* _Short problem_:
Write out the material exactly, leaving every picture behind.

* _Given information_:
-----
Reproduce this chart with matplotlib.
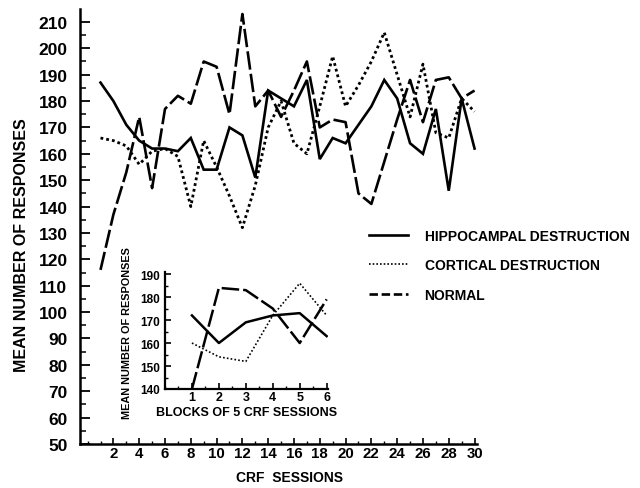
import matplotlib
matplotlib.use('Agg')
import matplotlib.pyplot as plt
from matplotlib.ticker import MultipleLocator
from matplotlib.lines import Line2D

# ---- data ----
sessions = list(range(1, 31))
hippocampal = [187, 180, 171, 165, 162, 162, 161, 166, 154, 154,
               170, 167, 151, 184, 181, 178, 188, 158, 166, 164,
               171, 178, 188, 181, 164, 160, 177, 146, 181, 162]
cortical = [166, 165, 163, 156, 161, 162, 159, 140, 165, 155,
            144, 132, 148, 170, 180, 164, 160, 178, 197, 178,
            186, 195, 206, 190, 174, 194, 168, 166, 181, 176]
normal = [116, 137, 153, 174, 147, 177, 182, 179, 195, 193,
          175, 213, 178, 184, 174, 184, 195, 170, 173, 172,
          145, 141, 157, 173, 188, 172, 188, 189, 181, 184]

blocks = [1, 2, 3, 4, 5, 6]
hip_blocks = [172, 160, 169, 172, 173, 163]
cort_blocks = [160, 154, 152, 172, 186, 172]
norm_blocks = [140, 184, 183, 175, 160, 179]

labels = ["HIPPOCAMPAL DESTRUCTION", "CORTICAL DESTRUCTION", "NORMAL"]
x_ticks = list(range(2, 31, 2))
y_ticks = list(range(50, 211, 10))
inset_y_ticks = list(range(140, 191, 10))

plt.rcParams['font.family'] = ['Liberation Sans', 'DejaVu Sans']
plt.rcParams['font.weight'] = 'bold'

W, H = 640, 489
fig = plt.figure(figsize=(6.4, 4.89), dpi=100)
ax = fig.add_axes([80 / W, 44 / H, 397 / W, 435 / H])

ax.plot(sessions, hippocampal, color='black', lw=1.9, solid_joinstyle='miter')
ax.plot(sessions, cortical, color='black', lw=2.0, linestyle=(0, (1, 1.1)))
ax.plot(sessions, normal, color='black', lw=1.9, linestyle=(0, (7, 1.6)))

ax.set_xlim(-0.59, 30.19)
ax.set_ylim(50, 214.9)
for s in ['top', 'right']:
    ax.spines[s].set_visible(False)
for s in ['left', 'bottom']:
    ax.spines[s].set_linewidth(1.8)

ax.set_xticks(x_ticks)
ax.xaxis.set_minor_locator(MultipleLocator(1))
ax.set_yticks(y_ticks)
ax.yaxis.set_minor_locator(MultipleLocator(5))
ax.tick_params(axis='x', which='major', direction='in', length=4, width=1.2,
               pad=1.5, labelsize=10.8)
ax.tick_params(axis='x', which='minor', direction='in', length=2, width=1.0)
ax.tick_params(axis='y', which='major', direction='in', length=7, width=1.3,
               pad=9, labelsize=12.5)
ax.tick_params(axis='y', which='minor', direction='in', length=4, width=1.1)

ax.set_ylabel("MEAN NUMBER OF RESPONSES", fontsize=11.5, fontweight='bold', va='center')
ax.yaxis.set_label_coords((22 - 80) / 397, (445 - 245) / 435)
ax.set_xlabel("CRF  SESSIONS", fontsize=10, fontweight='bold', va='center')
ax.xaxis.set_label_coords((290 - 80) / 397, (445 - 478) / 435)

legend_handles = [
    Line2D([], [], color='black', lw=1.9),
    Line2D([], [], color='black', lw=1.2, linestyle=(0, (1, 1.2))),
    Line2D([], [], color='black', lw=1.9, linestyle=(0, (3.2, 1.4))),
]
ax.legend(legend_handles, labels, loc='upper left',
          bbox_to_anchor=(369 / W, 1 - 230 / H), bbox_transform=fig.transFigure,
          frameon=False, handlelength=2.8, handletextpad=1.2, labelspacing=1.1,
          borderpad=0, borderaxespad=0, prop=dict(size=10, weight='bold'))

# ---- inset ----
ax2 = fig.add_axes([165 / W, 99 / H, 163 / W, 117 / H])
ax2.plot(blocks, hip_blocks, color='black', lw=1.8)
ax2.plot(blocks, cort_blocks, color='black', lw=1.2, linestyle=(0, (1, 1.3)))
ax2.plot(blocks, norm_blocks, color='black', lw=1.8, linestyle=(0, (7, 1.6)))
ax2.set_xlim(0, 6.05)
ax2.set_ylim(140, 190.9)
for s in ['top', 'right']:
    ax2.spines[s].set_visible(False)
for s in ['left', 'bottom']:
    ax2.spines[s].set_linewidth(1.6)
ax2.set_xticks(blocks)
ax2.xaxis.set_minor_locator(MultipleLocator(0.5))
ax2.set_yticks(inset_y_ticks)
ax2.yaxis.set_minor_locator(MultipleLocator(5))
ax2.tick_params(axis='x', which='major', direction='in', length=4, width=1.2,
                pad=1.5, labelsize=9)
ax2.tick_params(axis='x', which='minor', direction='in', length=2, width=1.0)
ax2.tick_params(axis='y', which='major', direction='in', length=4, width=1.2,
                pad=3.5, labelsize=8.5)
ax2.tick_params(axis='y', which='minor', direction='in', length=2.5, width=1.0)
ax2.set_ylabel("MEAN NUMBER OF RESPONSES", fontsize=7.8, fontweight='bold', va='center')
ax2.yaxis.set_label_coords((127 - 165) / 163, (390 - 333) / 117)
ax2.set_xlabel("BLOCKS OF 5 CRF SESSIONS", fontsize=9, fontweight='bold', va='center')
ax2.xaxis.set_label_coords((247 - 165) / 163, (390 - 413) / 117)

fig.savefig("out.png", dpi=100)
-----
* _Full output_:
Reproduce this chart with matplotlib.
import matplotlib
matplotlib.use('Agg')
import matplotlib.pyplot as plt
from matplotlib.ticker import MultipleLocator
from matplotlib.lines import Line2D

# ---- data ----
sessions = list(range(1, 31))
hippocampal = [187, 180, 171, 165, 162, 162, 161, 166, 154, 154,
               170, 167, 151, 184, 181, 178, 188, 158, 166, 164,
               171, 178, 188, 181, 164, 160, 177, 146, 181, 162]
cortical = [166, 165, 163, 156, 161, 162, 159, 140, 165, 155,
            144, 132, 148, 170, 180, 164, 160, 178, 197, 178,
            186, 195, 206, 190, 174, 194, 168, 166, 181, 176]
normal = [116, 137, 153, 174, 147, 177, 182, 179, 195, 193,
          175, 213, 178, 184, 174, 184, 195, 170, 173, 172,
          145, 141, 157, 173, 188, 172, 188, 189, 181, 184]

blocks = [1, 2, 3, 4, 5, 6]
hip_blocks = [172, 160, 169, 172, 173, 163]
cort_blocks = [160, 154, 152, 172, 186, 172]
norm_blocks = [140, 184, 183, 175, 160, 179]

labels = ["HIPPOCAMPAL DESTRUCTION", "CORTICAL DESTRUCTION", "NORMAL"]
x_ticks = list(range(2, 31, 2))
y_ticks = list(range(50, 211, 10))
inset_y_ticks = list(range(140, 191, 10))

plt.rcParams['font.family'] = ['Liberation Sans', 'DejaVu Sans']
plt.rcParams['font.weight'] = 'bold'

W, H = 640, 489
fig = plt.figure(figsize=(6.4, 4.89), dpi=100)
ax = fig.add_axes([80 / W, 44 / H, 397 / W, 435 / H])

ax.plot(sessions, hippocampal, color='black', lw=1.9, solid_joinstyle='miter')
ax.plot(sessions, cortical, color='black', lw=2.0, linestyle=(0, (1, 1.1)))
ax.plot(sessions, normal, color='black', lw=1.9, linestyle=(0, (7, 1.6)))

ax.set_xlim(-0.59, 30.19)
ax.set_ylim(50, 214.9)
for s in ['top', 'right']:
    ax.spines[s].set_visible(False)
for s in ['left', 'bottom']:
    ax.spines[s].set_linewidth(1.8)

ax.set_xticks(x_ticks)
ax.xaxis.set_minor_locator(MultipleLocator(1))
ax.set_yticks(y_ticks)
ax.yaxis.set_minor_locator(MultipleLocator(5))
ax.tick_params(axis='x', which='major', direction='in', length=4, width=1.2,
               pad=1.5, labelsize=10.8)
ax.tick_params(axis='x', which='minor', direction='in', length=2, width=1.0)
ax.tick_params(axis='y', which='major', direction='in', length=7, width=1.3,
               pad=9, labelsize=12.5)
ax.tick_params(axis='y', which='minor', direction='in', length=4, width=1.1)

ax.set_ylabel("MEAN NUMBER OF RESPONSES", fontsize=11.5, fontweight='bold', va='center')
ax.yaxis.set_label_coords((22 - 80) / 397, (445 - 245) / 435)
ax.set_xlabel("CRF  SESSIONS", fontsize=10, fontweight='bold', va='center')
ax.xaxis.set_label_coords((290 - 80) / 397, (445 - 478) / 435)

legend_handles = [
    Line2D([], [], color='black', lw=1.9),
    Line2D([], [], color='black', lw=1.2, linestyle=(0, (1, 1.2))),
    Line2D([], [], color='black', lw=1.9, linestyle=(0, (3.2, 1.4))),
]
ax.legend(legend_handles, labels, loc='upper left',
          bbox_to_anchor=(369 / W, 1 - 230 / H), bbox_transform=fig.transFigure,
          frameon=False, handlelength=2.8, handletextpad=1.2, labelspacing=1.1,
          borderpad=0, borderaxespad=0, prop=dict(size=10, weight='bold'))

# ---- inset ----
ax2 = fig.add_axes([165 / W, 99 / H, 163 / W, 117 / H])
ax2.plot(blocks, hip_blocks, color='black', lw=1.8)
ax2.plot(blocks, cort_blocks, color='black', lw=1.2, linestyle=(0, (1, 1.3)))
ax2.plot(blocks, norm_blocks, color='black', lw=1.8, linestyle=(0, (7, 1.6)))
ax2.set_xlim(0, 6.05)
ax2.set_ylim(140, 190.9)
for s in ['top', 'right']:
    ax2.spines[s].set_visible(False)
for s in ['left', 'bottom']:
    ax2.spines[s].set_linewidth(1.6)
ax2.set_xticks(blocks)
ax2.xaxis.set_minor_locator(MultipleLocator(0.5))
ax2.set_yticks(inset_y_ticks)
ax2.yaxis.set_minor_locator(MultipleLocator(5))
ax2.tick_params(axis='x', which='major', direction='in', length=4, width=1.2,
                pad=1.5, labelsize=9)
ax2.tick_params(axis='x', which='minor', direction='in', length=2, width=1.0)
ax2.tick_params(axis='y', which='major', direction='in', length=4, width=1.2,
                pad=3.5, labelsize=8.5)
ax2.tick_params(axis='y', which='minor', direction='in', length=2.5, width=1.0)
ax2.set_ylabel("MEAN NUMBER OF RESPONSES", fontsize=7.8, fontweight='bold', va='center')
ax2.yaxis.set_label_coords((127 - 165) / 163, (390 - 333) / 117)
ax2.set_xlabel("BLOCKS OF 5 CRF SESSIONS", fontsize=9, fontweight='bold', va='center')
ax2.xaxis.set_label_coords((247 - 165) / 163, (390 - 413) / 117)

fig.savefig("out.png", dpi=100)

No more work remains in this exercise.